Tenure votes are among the most carefully guarded secrets in the academy, but not in this case. In separate meetings, both the political science department and a committee of the college voted to give Finkelstein tenure. The department vote, according to The Chronicle, was 9 to 3, and the College Personnel Committee's was 5 to 0. The confidential departmental report, according to The Chronicle, concluded that "while not all members of the department share a love of polemic and inflammatory rhetoric as practiced by Norman and his adversaries, there is clearly a substantial and serious record of scholarly production and achievement." But Charles Suchar, dean of the College of Liberal Arts and Sciences, recommended against tenure. In what The Chronicle called "language similar to that used by Mr. Dershowitz," the dean wrote, "I find the personal attacks in many of Dr. Finkelstein's published books to border on character assassination and, in my opinion, they embody a strategy clearly aimed at destroying the reputation of many who oppose his views."
Among the numerous comments on the case, the most thoughtful come from University of Chicago historian Peter Novick, who has written the definitive book on the history of US Holocaust commemoration (see my "Holocaust Creationism," July 12, 1999). He's been a sharp critic of Finkelstein's writing, declaring that many of the assertions in Finkelstein's The Holocaust Industry are "pure invention" and calling the book "a twenty-first century updating of 'The Protocols of the Elders of Zion.'" But Novick objects to the way Dershowitz portrayed him--as an ally in the campaign to block Finkelstein's tenure.

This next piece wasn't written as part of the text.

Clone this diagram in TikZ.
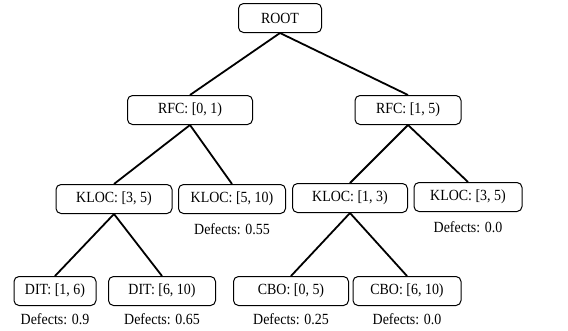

At Dershowitz's suggestion, the political science chair asked Novick for "the clearest and most egregious instances" of Finkelstein's malfeasance. Novick replied that while inviting outside opinions on a candidate for tenure was common, soliciting "the dirt" was totally improper, and he wouldn't satisfy such a request. Novick then published key parts of his letter in The Chronicle to publicly disassociate himself from Dershowitz's tactics.
"Of course Finkelstein's work--like that of all of us--is 'flawed,'" Novick wrote. The question, he said, is "whether, on balance, the positive contribution of the totality of his scholarly work outweighs its faults." His own published criticisms of Finkelstein's The Holocaust Industry "reflect my values, my sensibility, who I am...but I don't confuse those criticisms with holy writ." Novick then appealed for "pluralism" in the academy: "There are those who relish the adversarial role, who delight in combat, whose greatest joy is in advancing a cause... such people are often inclined to stretch evidence to the breaking point, and occasionally beyond.... Professor Finkelstein seems to be of that number, as does Professor Dershowitz." That was not his own style, Novick said. While it would be "disastrous," he wrote, "to have a university composed exclusively of people like Finkelstein and Dershowitz," it would be "equally undesirable to have a university composed exclusively of people like me."
Finally, Novick wrote that "Dershowitz's highly publicized intervention has, it seems to me, made it impossible for DePaul to reject Finkelstein's bid for tenure without everyone concluding that DePaul had capitulated to Dershowitz's bullying." If the administration denied him tenure on legitimate scholarly grounds, he said, they'd have to live with the fallout.
Novick told me that he thinks Finkelstein and Dershowitz "deserve each other." But he added that "it's not Finkelstein who's threatening Dershowitz's employment." DePaul's final decision, to be made by the university president, is expected in June.